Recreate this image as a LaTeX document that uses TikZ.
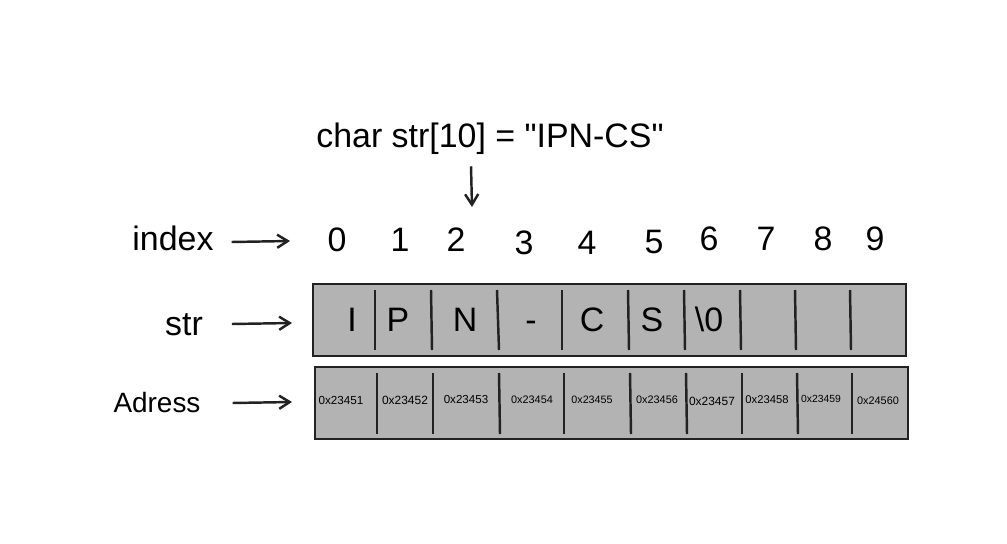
\documentclass[tikz,border=0pt]{standalone}
\usepackage{fontspec}
\setmainfont{Liberation Sans}
\usepackage{tikz}
\usetikzlibrary{arrows.meta, positioning}
\usepackage{xcolor}
\definecolor{cellgray}{RGB}{179, 179, 179}
\definecolor{inkdark}{RGB}{34, 34, 34}

\begin{document}
\begin{tikzpicture}[x=0.02cm, y=-0.02cm, >={Straight Barb[length=6pt, width=7.5pt]}, line width=1.2pt,
    bigtxt/.style={font=\fontsize{19.3}{22}\selectfont, text height=13.9pt, text depth=0pt, inner sep=0pt},
    labtxt/.style={font=\fontsize{15.9}{18}\selectfont, text height=11.4pt, text depth=0pt, inner sep=0pt},
    cellbox/.style={draw=inkdark, fill=cellgray, line width=1.2pt},
    cellsep/.style={inkdark, line width=1.4pt},
    pointer/.style={->, inkdark, line width=1.4pt}]
    \useasboundingbox (0,0) rectangle (1007,544);

    % 声明
    \node[bigtxt] (decl) at (490,135) {char str[10] = \textquotedbl IPN-CS\textquotedbl};
    \coordinate (declhead) at (472,207);
    \draw[pointer] ([xshift=-0.38cm, yshift=-0.36cm]decl.south) -- (declhead);

    % 行标签
    \node[bigtxt] (idxlabel) at (173,238) {index};
    \node[bigtxt] (strlabel) at (184,323) {str};
    \node[labtxt] (adrlabel) at (157,402) {Adress};
    \coordinate (idxhead) at (290,241);
    \coordinate (strhead) at (292,323);
    \coordinate (adrhead) at (292,402);
    \draw[pointer] ([xshift=0.34cm, yshift=-0.08cm]idxlabel.east) -- (idxhead);
    \draw[pointer] ([xshift=0.56cm, yshift=-0.02cm]strlabel.east) -- (strhead);
    \draw[pointer] ([xshift=0.62cm, yshift=-0.02cm]adrlabel.east) -- (adrhead);

    % 下标
    \foreach \x/\y [count=\i from 0] in {337/239, 400/239, 456/239, 524/242, 587/242, 654/241, 709/238, 766/238, 823/238, 875/238}
        \node[bigtxt] (idx\i) at (\x,\y) {\i};

    % 字符数组
    \draw[cellbox] (313,284) rectangle (906,356);
    \foreach \x/\dx in {375/0, 431/1, 497/2, 562/0, 628/1, 684/1, 740/1, 795/1, 850/1}
        \draw[cellsep] (\x,290) -- (\x+\dx,350);
    \foreach \x/\c [count=\i] in {352/I, 398/P, 465/N, 531/-, 592/C, 652/S, 709/{\textbackslash 0}}
        \node[bigtxt] (chr\i) at (\x,319) {\c};

    % 地址
    \draw[cellbox] (315,367) rectangle (908,439);
    \foreach \x/\dx in {377/0, 433/0, 499/1, 564/0, 630/1, 686/1, 742/0, 797/1, 852/0}
        \draw[cellsep] (\x,373) -- (\x+\dx,434);
    \foreach \x/\y/\s/\a [count=\i] in {341/400/6.65/0x23451, 405/400/6.8/0x23452, 466/400/6.6/0x23453,
            532/400/6.2/0x23454, 592/400/6.1/0x23455, 657/400/6.2/0x23456, 712/401/6.8/0x23457,
            767/400/6.4/0x23458, 821/399/5.9/0x23459, 878/401/6.2/0x24560}
        \node[font=\fontsize{\s}{8}\selectfont, inner sep=0pt] (adr\i) at (\x,\y) {\a};

\end{tikzpicture}
\end{document}
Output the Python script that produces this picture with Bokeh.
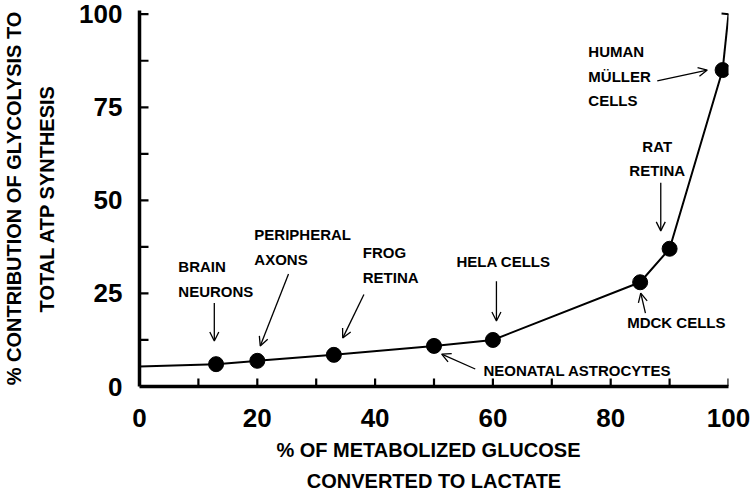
from bokeh.plotting import figure
from bokeh.models import (ColumnDataSource, Range1d, FixedTicker, Arrow, OpenHead,
                          TeeHead, LabelSet)
from bokeh.core.properties import value
from bokeh.embed import file_html
from bokeh.resources import INLINE

# ---- data -------------------------------------------------------------
cells = ["Brain neurons", "Peripheral axons", "Frog retina", "Neonatal astrocytes",
         "HeLa cells", "MDCK cells", "Rat retina", "Human Müller cells"]
lactate_pct = [13, 20, 33, 50, 60, 85, 90, 99]          # % glucose converted to lactate
glycolysis_atp_pct = [6.0, 6.9, 8.5, 10.9, 12.5, 28.0, 37.0, 85.0]  # % ATP from glycolysis

fit_start_lactate = [0]           # curve starts at the y axis
fit_start_glycolysis = [5.4]

error_top_lactate = [100]         # upper error bar end of the human Müller cell value
error_top_glycolysis = [100]

x_ticks = [0, 20, 40, 60, 80, 100]
x_minor_ticks = [10, 30, 50, 70, 90]
y_ticks = [0, 25, 50, 75, 100]
y_minor_ticks = [12.5, 37.5, 62.5, 87.5]

x_title = "%  OF  METABOLIZED GLUCOSE\nCONVERTED TO LACTATE"
y_title = "% CONTRIBUTION OF GLYCOLYSIS TO\nTOTAL ATP SYNTHESIS"

# annotation texts (left-aligned) with their anchor in data units
label_text = ["BRAIN", "NEURONS", "PERIPHERAL", "AXONS", "FROG", "RETINA",
              "HELA  CELLS", "NEONATAL  ASTROCYTES", "MDCK CELLS",
              "HUMAN", "MÜLLER", "CELLS"]
label_x = [6.6, 6.6, 19.5, 19.5, 37.9, 37.9, 53.8, 58.4, 82.8, 76.2, 76.2, 76.2]
label_y = [32.1, 25.4, 40.7, 34.0, 35.9, 29.2, 33.7, 4.4, 17.1, 90.1, 83.4, 76.7]

# centred annotation texts
clabel_text = ["RAT", "RETINA"]
clabel_x = [87.9, 87.9]
clabel_y = [64.6, 57.9]

# pointer arrows (start -> head)
arrow_x0 = [12.7, 25.3, 38.1, 60.6, 57.0, 85.9, 88.5, 87.9]
arrow_y0 = [22.4, 30.2, 24.7, 28.3, 4.7, 19.7, 54.7, 82.1]
arrow_x1 = [12.7, 20.5, 34.5, 60.6, 51.3, 85.1, 88.5, 96.4]
arrow_y1 = [12.2, 10.9, 13.0, 17.6, 8.7, 25.1, 41.8, 85.0]

# ---- figure -----------------------------------------------------------
FONT = "Liberation Sans"

p = figure(width=750, height=497, output_backend="svg", toolbar_location=None,
           x_range=Range1d(0, 100), y_range=Range1d(0, 101),
           min_border_left=139, min_border_right=22, min_border_top=10,
           min_border_bottom=111)
p.outline_line_color = None
p.grid.visible = False
p.background_fill_color = "white"
p.border_fill_color = "white"

# tick marks pointing inward, drawn from the tick lists
TX = 8 / 3.72   # 8 px in y data units
TY = 9 / 5.89   # 9 px in x data units
xt = [t for t in x_ticks + x_minor_ticks if t != 0]
p.segment(x0=xt, y0=[0] * len(xt), x1=xt, y1=[TX] * len(xt),
          line_width=2.2, line_color="black")
yt = [t for t in y_ticks + y_minor_ticks if t != 0]
p.segment(x0=[0] * len(yt), y0=yt, x1=[TY] * len(yt), y1=yt,
          line_width=2.2, line_color="black")

curve_x = fit_start_lactate + lactate_pct
curve_y = fit_start_glycolysis + glycolysis_atp_pct
p.line(curve_x, curve_y, line_color="black", line_width=2)

# error bar of the last point
src_e = ColumnDataSource(dict(x0=lactate_pct[-1:], y0=glycolysis_atp_pct[-1:],
                              x1=error_top_lactate, y1=error_top_glycolysis))
p.add_layout(Arrow(end=TeeHead(size=14, line_width=2, line_color="black"),
                   x_start="x0", y_start="y0", x_end="x1", y_end="y1",
                   source=src_e, line_width=2, line_color="black"))

p.scatter(lactate_pct, glycolysis_atp_pct, size=15, marker="circle",
          fill_color="black", line_color="black")

src_l = ColumnDataSource(dict(x=label_x, y=label_y, text=label_text))
p.add_layout(LabelSet(x="x", y="y", text="text", source=src_l, text_align="left",
                      text_baseline="middle", text_font=value(FONT),
                      text_font_style="bold", text_font_size="15px",
                      text_color="black"))
src_c = ColumnDataSource(dict(x=clabel_x, y=clabel_y, text=clabel_text))
p.add_layout(LabelSet(x="x", y="y", text="text", source=src_c, text_align="center",
                      text_baseline="middle", text_font=value(FONT),
                      text_font_style="bold", text_font_size="15px",
                      text_color="black"))

src_a = ColumnDataSource(dict(x0=arrow_x0, y0=arrow_y0, x1=arrow_x1, y1=arrow_y1))
p.add_layout(Arrow(end=OpenHead(size=9, line_width=1.3, line_color="black"),
                   x_start="x0", y_start="y0", x_end="x1", y_end="y1",
                   source=src_a, line_width=1.3, line_color="black"))

# axes
p.xaxis.ticker = FixedTicker(ticks=x_ticks, minor_ticks=x_minor_ticks)
p.yaxis.ticker = FixedTicker(ticks=y_ticks, minor_ticks=y_minor_ticks)
for ax in (p.xaxis, p.yaxis):
    ax.axis_line_width = 3.5
    ax.axis_line_color = "black"
    ax.major_tick_out = 0
    ax.minor_tick_out = 0
    ax.major_tick_in = 0
    ax.minor_tick_in = 0
    ax.major_label_text_font = FONT
    ax.major_label_text_font_style = "bold"
    ax.major_label_text_font_size = "26px"
    ax.major_label_text_color = "black"
    ax.axis_label_text_font = FONT
    ax.axis_label_text_font_style = "bold"
    ax.axis_label_text_font_size = "20px"
    ax.axis_label_text_color = "black"

p.xaxis.major_label_standoff = 22
p.yaxis.major_label_standoff = 17

p.xaxis.axis_label = x_title
p.xaxis.axis_label_text_line_height = 1.45
p.xaxis.axis_label_standoff = 9

p.yaxis.axis_label = y_title
p.yaxis.axis_label_text_line_height = 1.5
p.yaxis.axis_label_standoff = 18

open("out.html", "w").write(file_html(p, INLINE))
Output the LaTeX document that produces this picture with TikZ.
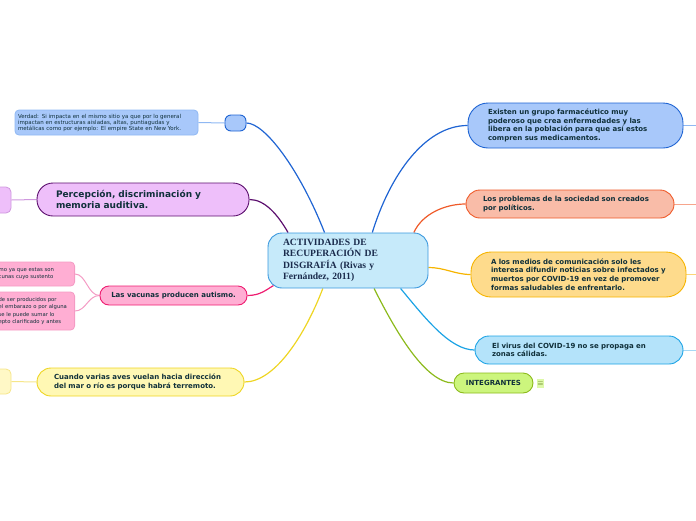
\documentclass[tikz,border=0pt]{standalone}
\usepackage{fontspec}
\usetikzlibrary{backgrounds}
\newfontfamily\mapsans{DejaVu Sans}
\newfontfamily\mapserif{Liberation Serif}

\definecolor{inkdark}{HTML}{10303A}
\definecolor{rootink}{HTML}{1A2B4C}
\definecolor{rootfill}{HTML}{C6EAFA}
\definecolor{rootline}{HTML}{3A98DE}
\definecolor{bluline}{HTML}{1F64D3}
\definecolor{blufill}{HTML}{A8C8FA}
\definecolor{bluleaf}{HTML}{8FB8F3}
\definecolor{purline}{HTML}{5C0F6E}
\definecolor{purfill}{HTML}{EEBFFA}
\definecolor{purleaf}{HTML}{CF98DE}
\definecolor{pnkline}{HTML}{EE1C70}
\definecolor{pnkfill}{HTML}{FFAED3}
\definecolor{pnkleaf}{HTML}{F49BC4}
\definecolor{yelline}{HTML}{EED523}
\definecolor{yelfill}{HTML}{FFF8B4}
\definecolor{yelleaf}{HTML}{F6E68A}
\definecolor{yelpale}{HTML}{FFF8C6}
\definecolor{salline}{HTML}{EF5B2A}
\definecolor{salfill}{HTML}{F9BCA8}
\definecolor{salleaf}{HTML}{F7A58C}
\definecolor{orgline}{HTML}{F6B400}
\definecolor{orgfill}{HTML}{FEDB8C}
\definecolor{orgleaf}{HTML}{FCD676}
\definecolor{skyline}{HTML}{1CA3E5}
\definecolor{skyfill}{HTML}{B4E3FA}
\definecolor{skyleaf}{HTML}{A5D8F5}
\definecolor{grnline}{HTML}{8CBA1C}
\definecolor{grnfill}{HTML}{CCF57D}
\definecolor{grnicon}{HTML}{DDF9A8}

\begin{document}
\begin{tikzpicture}[x=1pt,y=-1pt]

\tikzset{
  topic/.style={draw, line width=0.9pt, rounded corners=14pt, align=left, inner xsep=18pt, inner ysep=0pt,
    text=inkdark, font=\mapsans\bfseries\fontsize{7}{8.7}\selectfont},
  note/.style={draw, line width=0.8pt, rounded corners=4pt, align=left, inner xsep=3pt, inner ysep=0pt,
    text=inkdark, font=\mapsans\fontsize{5.5}{6}\selectfont},
  leaf/.style={draw, line width=0.8pt, rounded corners=5pt, inner sep=0pt},
  link/.style={line width=1.2pt},
  twig/.style={line width=1pt},
}

\useasboundingbox (0,0) rectangle (696,520);
\clip (0,0) rectangle (696,520);

% centre
\node[topic, draw=rootline, fill=rootfill, text=rootink, text width=130pt, inner xsep=15pt,
  minimum height=55pt, font=\mapserif\bfseries\fontsize{9.6}{11.4}\selectfont] (root) at (348,260.5)
  {ACTIVIDADES DE\\RECUPERACIÓN DE\\DISGRAFÍA (Rivas y\\Fernández, 2011)};

% right branches
\node[topic, draw=bluline, fill=blufill, text width=175pt, inner xsep=20pt, minimum height=45pt, rounded corners=20pt] (pharma) at (575.5,125.5)
  {Existen un grupo farmacéutico muy\\poderoso que crea enfermedades y las\\libera en la población para que así estos\\compren sus medicamentos.};
\node[topic, draw=salline, fill=salfill, text width=174pt, inner xsep=17pt, minimum height=28pt] (politics) at (570,204)
  {Los problemas de la sociedad son creados\\por políticos.};
\node[topic, draw=orgline, fill=orgfill, text width=175pt, inner xsep=20pt, minimum height=45pt, rounded corners=20pt] (media) at (578.5,274.5)
  {A los medios de comunicación solo les\\interesa difundir noticias sobre infectados y\\muertos por COVID-19 en vez de promover\\formas saludables de enfrentarlo.};
\node[topic, draw=skyline, fill=skyfill, text width=174pt, inner xsep=17pt, minimum height=28pt] (virus) at (579,350)
  {El virus del COVID-19 no se propaga en\\zonas cálidas.};
\node[topic, draw=grnline, fill=grnfill, align=center, minimum width=79pt, minimum height=20pt, inner xsep=6pt, rounded corners=10pt] (team) at (493.5,383)
  {INTEGRANTES};
\node[fill=grnicon, text=grnline!60!black, inner sep=0pt, minimum width=7pt, minimum height=9pt, font=\fontsize{7}{7}\selectfont] (teamnote) at (540.5,383.5) {$\equiv$};

\coordinate (pharmaout) at (696,125.5);
\coordinate (politicsout) at (696,204);
\coordinate (mediaout) at (696,274.5);
\coordinate (virusout) at (696,350);

% left branches
\node[topic, draw=bluline, fill=blufill, minimum width=21pt, minimum height=16pt, inner sep=0pt, rounded corners=6pt] (lightning) at (235.5,123) {};
\node[note, draw=bluleaf, fill=blufill, text width=177pt, minimum height=25pt] (truth) at (106.5,122.5)
  {Verdad: Si impacta en el mismo sitio ya que por lo general\\impactan en estructuras aisladas, altas, puntiagudas y\\metálicas como por ejemplo: El empire State en New York.};
\node[topic, draw=purline, fill=purfill, text width=174pt, inner xsep=19pt, minimum height=33pt, rounded corners=16pt,
  font=\mapsans\bfseries\fontsize{9}{11}\selectfont] (hearing) at (143,199.5)
  {Percepción, discriminación y\\memoria auditiva.};
\node[leaf, draw=purleaf, fill=purfill, minimum width=40pt, minimum height=26pt] (hearingsub) at (-9,200) {};
\node[topic, draw=pnkline, fill=pnkfill, align=center, minimum width=147pt, minimum height=19pt, inner xsep=4pt, rounded corners=9pt] (vaccines) at (173.5,295.5)
  {Las vacunas producen autismo.};
\node[note, draw=pnkleaf, fill=pnkfill, text width=72pt, inner xsep=4pt, minimum height=24pt, anchor=east,
  font=\mapsans\fontsize{5.3}{7.2}\selectfont] (vaccinesa) at (75,274)
  {mo ya que estas son\\cunas cuyo sustento};
\node[note, draw=pnkleaf, fill=pnkfill, text width=72pt, inner xsep=4pt, minimum height=38pt, anchor=east,
  font=\mapsans\fontsize{5.3}{7.3}\selectfont] (vaccinesb) at (75,311)
  {de ser producidos por\\el embarazo o por alguna\\se le puede sumar lo\\epto clarificado y antes};
\node[topic, draw=yelline, fill=yelfill, text width=173pt, inner xsep=17pt, minimum height=28pt] (birds) at (140.5,382)
  {Cuando varias aves vuelan hacia dirección\\del mar o río es porque habrá terremoto.};
\node[leaf, draw=yelleaf, fill=yelpale, minimum width=40pt, minimum height=25pt] (birdssub) at (-9,381.5) {};

\begin{scope}[on background layer]
\draw[link, bluline] (root.130) .. controls (300,170) and (265,123) .. (lightning.east);
\draw[link, purline] (root.155) .. controls (278,215) and (265,199.5) .. (hearing.east);
\draw[link, pnkline] ([xshift=6pt,yshift=3pt]root.south west) .. controls (266,290) and (260,295.5) .. (vaccines.east);
\draw[link, yelline] (root.228) .. controls (305,335) and (275,382) .. (birds.east);
\draw[link, bluline] (root.49) .. controls (390,175) and (425,125.5) .. (pharma.west);
\draw[link, salline] (root.23) .. controls (422,214) and (445,204) .. (politics.west);
\draw[link, orgline] (root.355) .. controls (445,267.5) and (455,274.5) .. (media.west);
\draw[link, skyline] (root.332) .. controls (425,318) and (450,350) .. (virus.west);
\draw[link, grnline] (root.313) .. controls (395,330) and (425,383) .. (team.west);

\draw[twig, bluleaf] (truth.east) -- (lightning.west);
\draw[twig, purleaf] (hearingsub.east) -- (hearing.west);
\draw[twig, yelleaf] (birdssub.east) -- (birds.west);
\draw[twig, pnkleaf] (vaccines.west) .. controls (88,295.5) and (86,274) .. (vaccinesa.east);
\draw[twig, pnkleaf] (vaccines.west) .. controls (88,295.5) and (86,311) .. (vaccinesb.east);
\draw[twig, bluleaf] (pharma.east) -- (pharmaout);
\draw[twig, salleaf] (politics.east) -- (politicsout);
\draw[twig, orgleaf] (media.east) -- (mediaout);
\draw[twig, skyleaf] (virus.east) -- (virusout);
\end{scope}

\end{tikzpicture}
\end{document}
________
*Instructions for the task*: Extract the lines exactly, please: the first line of the listing, the line with "(idx\i) at (\x,\y)", and every line between them, but no pictures.

*Task response*:
Recreate this image as a LaTeX document that uses TikZ.
\documentclass[tikz,border=0pt]{standalone}
\usepackage{fontspec}
\setmainfont{Liberation Sans}
\usepackage{tikz}
\usetikzlibrary{arrows.meta, positioning}
\usepackage{xcolor}
\definecolor{cellgray}{RGB}{179, 179, 179}
\definecolor{inkdark}{RGB}{34, 34, 34}

\begin{document}
\begin{tikzpicture}[x=0.02cm, y=-0.02cm, >={Straight Barb[length=6pt, width=7.5pt]}, line width=1.2pt,
    bigtxt/.style={font=\fontsize{19.3}{22}\selectfont, text height=13.9pt, text depth=0pt, inner sep=0pt},
    labtxt/.style={font=\fontsize{15.9}{18}\selectfont, text height=11.4pt, text depth=0pt, inner sep=0pt},
    cellbox/.style={draw=inkdark, fill=cellgray, line width=1.2pt},
    cellsep/.style={inkdark, line width=1.4pt},
    pointer/.style={->, inkdark, line width=1.4pt}]
    \useasboundingbox (0,0) rectangle (1007,544);

    % 声明
    \node[bigtxt] (decl) at (490,135) {char str[10] = \textquotedbl IPN-CS\textquotedbl};
    \coordinate (declhead) at (472,207);
    \draw[pointer] ([xshift=-0.38cm, yshift=-0.36cm]decl.south) -- (declhead);

    % 行标签
    \node[bigtxt] (idxlabel) at (173,238) {index};
    \node[bigtxt] (strlabel) at (184,323) {str};
    \node[labtxt] (adrlabel) at (157,402) {Adress};
    \coordinate (idxhead) at (290,241);
    \coordinate (strhead) at (292,323);
    \coordinate (adrhead) at (292,402);
    \draw[pointer] ([xshift=0.34cm, yshift=-0.08cm]idxlabel.east) -- (idxhead);
    \draw[pointer] ([xshift=0.56cm, yshift=-0.02cm]strlabel.east) -- (strhead);
    \draw[pointer] ([xshift=0.62cm, yshift=-0.02cm]adrlabel.east) -- (adrhead);

    % 下标
    \foreach \x/\y [count=\i from 0] in {337/239, 400/239, 456/239, 524/242, 587/242, 654/241, 709/238, 766/238, 823/238, 875/238}
        \node[bigtxt] (idx\i) at (\x,\y) {\i};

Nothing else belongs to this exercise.